George was born in Atiu in the Cook Islands. He worked as a police officer, first for the Cook Islands Police Service and then for the New Zealand Police. In 1977 he won an apology and a settlement for damages and costs from then-Broadcasting Minister Tupui Henry over allegations that he and another man were "agitators" and "disturbing elements in a public place". In 1979 he was appointed as the Cook Islands' first Consul-General to New Zealand. He returned to Rarotonga in 1982 where he worked as a lawyer.

==Democrats and Alliance==

George was first elected to the Cook Islands Parliament in the March 1983 Cook Islands general election as a candidate for the Cook Islands Democratic Party. An electoral petition against his election was unsuccessful. Following the victory of Tom Davis in the November 1983 election he was appointed to Cabinet as Minister of Foreign Affairs, Corrective Services, and the Crown Law Office. He later organised the toppling of Davis and his replacement by Pupuke Robati.

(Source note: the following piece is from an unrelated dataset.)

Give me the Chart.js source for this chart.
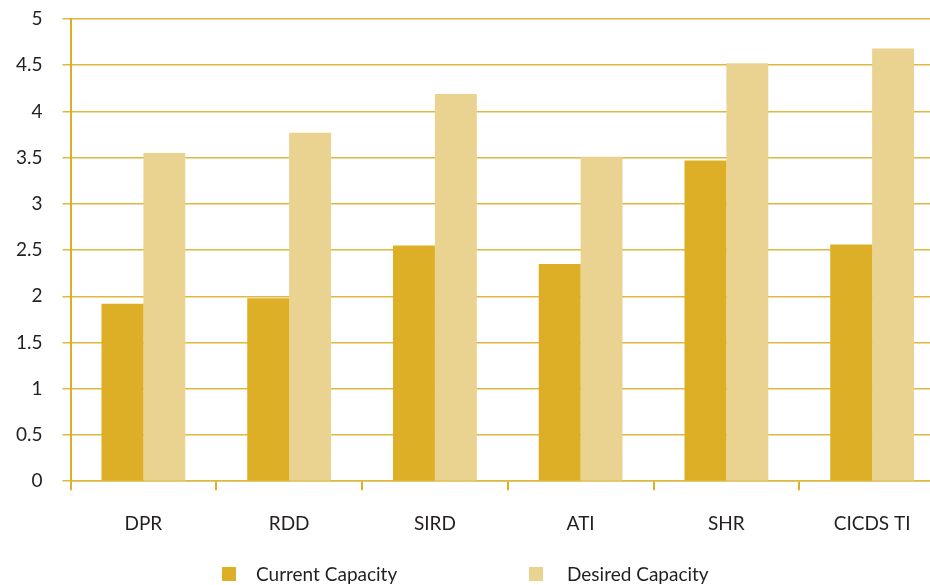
<!DOCTYPE html>
<html>
<head>
<meta charset="utf-8">
<script src="https://cdn.jsdelivr.net/npm/chart.js@4.4.1/dist/chart.umd.min.js"></script>
<style>
  html, body { margin: 0; padding: 0; background: #fff; overflow: hidden; }
  #wrap { width: 960px; height: 600px; }
</style>
</head>
<body>
<div id="wrap"><canvas id="grafico" width="960" height="600"></canvas></div>
<script>
const categorias = ['DPR', 'RDD', 'SIRD', 'ATI', 'SHR', 'CICDS TI'];
const atual = [1.92, 1.98, 2.55, 2.35, 3.47, 2.56];
const desejada = [3.55, 3.77, 4.19, 3.51, 4.52, 4.68];
const nomesSeries = ['Current Capacity', 'Desired Capacity'];
const ticksY = [0, 0.5, 1, 1.5, 2, 2.5, 3, 3.5, 4, 4.5, 5];

const ouro = '#DDAF27';
const ouroClaro = '#EAD290';
const linha = '#DFB840';
const texto = '#231F20';
const fonte = 'Lato, sans-serif';

Chart.defaults.font.family = fonte;
Chart.defaults.font.size = 19;
Chart.defaults.color = texto;

// legenda desenhada a mao, com o espacamento do original
const legendaManual = {
    id: 'legendaManual',
    afterDraw(chart) {
        const c = chart.ctx;
        const posicoes = [222, 529];
        const y = 574;
        c.save();
        c.font = '19px ' + fonte;
        c.textBaseline = 'middle';
        c.fillStyle = texto;
        chart.data.datasets.forEach((ds, i) => {
            const x = posicoes[i];
            c.fillStyle = ds.backgroundColor;
            c.fillRect(x, y - 7, 14, 14);
            c.fillStyle = texto;
            c.fillText(ds.label, x + 34 + i * 4, y + 1);
        });
        c.restore();
    }
};

const ctx = document.getElementById('grafico');

const grafico = new Chart(ctx, {
    type: 'bar',
    data: {
        labels: categorias,
        datasets: [{
            label: nomesSeries[0],
            data: atual,
            backgroundColor: ouro,
            borderWidth: 0
        }, {
            label: nomesSeries[1],
            data: desejada,
            backgroundColor: ouroClaro,
            borderWidth: 0
        }]
    },
    options: {
        responsive: false,
        animation: false,
        layout: {
            padding: { left: -4, right: 15, top: 19, bottom: 43 }
        },
        datasets: {
            bar: { barPercentage: 1, categoryPercentage: 0.575 }
        },
        scales: {
            x: {
                grid: {
                    display: true,
                    drawOnChartArea: false,
                    color: ouro,
                    lineWidth: 2,
                    tickLength: 9
                },
                border: { display: true, color: linha, width: 1.5 },
                ticks: { padding: 22, color: texto }
            },
            y: {
                min: 0,
                max: 5,
                afterBuildTicks: (eixo) => {
                    eixo.ticks = ticksY.map(v => ({ value: v }));
                },
                afterFit: (eixo) => {
                    eixo.paddingTop = 0;
                },
                grid: {
                    color: linha,
                    lineWidth: 1.5,
                    tickLength: 8
                },
                border: { display: true, color: ouro, width: 2 },
                ticks: {
                    padding: 20,
                    color: texto,
                    callback: (v) => String(v)
                }
            }
        },
        plugins: {
            legend: { display: false },
            tooltip: { enabled: false }
        }
    },
    plugins: [legendaManual]
});
</script>
</body>
</html>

In 1991 George contested the Democratic Party leadership, losing by a single vote to Terepai Maoate. A subsequent dispute over spending saw him removed as party whip and then expelled from the party. He established the Alliance Party, which subsequently won two seats in the 1994 elections. The Alliance rejoined the Democrats, but a further struggle over the leadership between George and Terepai Maoate saw George split off again in 1997 to form the New Alliance Party. At the 1999 elections the party won four seats. George announced that he was forming a coalition with Prime Minister Geoffrey Henry, and was appointed Deputy Prime Minister. He retained the position when Henry resigned in favour of Joe Williams, but was sacked in October 1999 after he defected to the opposition. He subsequently supported Terepai Maoate as Prime Minister and was reappointed as Deputy Prime Minister.

As Deputy Prime Minister, George made controversial statements that businessmen were involved in drug-smuggling, proposed removing customary land-rights from expatriate Cook Islanders, and demanded that newspapers be licensed. He was sacked by Maoate in July 2001 following disagreements over the budget and portfolio allocations. Initially the coalition remained intact, but by December 2001 George reportedly planned to put forward a motion of no confidence in Maoate. In February 2002 he supported Maoate's ousting by Robert Woonton, and was appointed to Woonton's Cabinet. While Geoffrey Henry became Deputy Prime Minister, George was rewarded with a long list of Ministerial portfolios, including Justice, Attorney-General, Energy, Environment, and Outer Islands Development.

The New Alliance Party subsequently merged with the Democratic Alliance Party, but George was sacked from Cabinet again in November 2002. A series of scandals over conflicts of interest, the apparent sale of a residency permit to New Zealand developer Mark Lyon, and a court case over "double dipping" saw George decline in popularity. When the Democratic Party did not select him as a candidate for the 2004 elections, he split from the party and established the Tumu Enua Party, but failed to win reelection.

==Cook Islands Party==

Following his election defeat George was appointed Speaker of the Cook Islands Parliament. He subsequently returned to Parliament in the 2006 Teenui-Mapumai by-election as an independent aligned with the Cook Islands Party. He was re-elected in the 2006 elections as a CIP candidate.

George was re-elected at the 2010 election and was one of four candidates for the post of Deputy Prime Minister. He did not gain that position, and after he failed to gain a Cabinet post he refused to attend the swearing-in ceremony at Parliament. He subsequently resigned from the Cook Islands Party and became an independent again. In February 2012 he attempted to rejoin the Democratic Party to contest the leadership, but his application to rejoin was refused. He was eventually allowed to rejoin in November 2013. He ran for re-election at the 2014 election, but lost his seat to his niece, Rose Toki-Brown.

==Disbarment and decline==

In April 2015 he contested the leadership of the Democratic Party after the departure of Wilkie Rasmussen, but lost to William (Smiley) Heather.

In September 2013 following repeated complaints over his conduct as a lawyer George was barred from taking on land cases before the Cook Islands Court for three years, and barred from appearing before the Cook Islands Court of Appeal for 18 months. In October 2015 he was permanently barred from the land court after failing to obey the suspension.

George stood for the seat of Tengatangi–Areora–Ngatiarua at the 2018 election for the Alternative Must Ravenga Openga party on a platform of making Atiu great again. He received only 7 votes and lost to Te-Hani Brown.

In December 2019 George launched a private prosecution for fraud against Prime Minister Henry Puna and Deputy Prime Minister Mark Brown, alleging that a government-chartered aircraft had been misused. The case is still unresolved.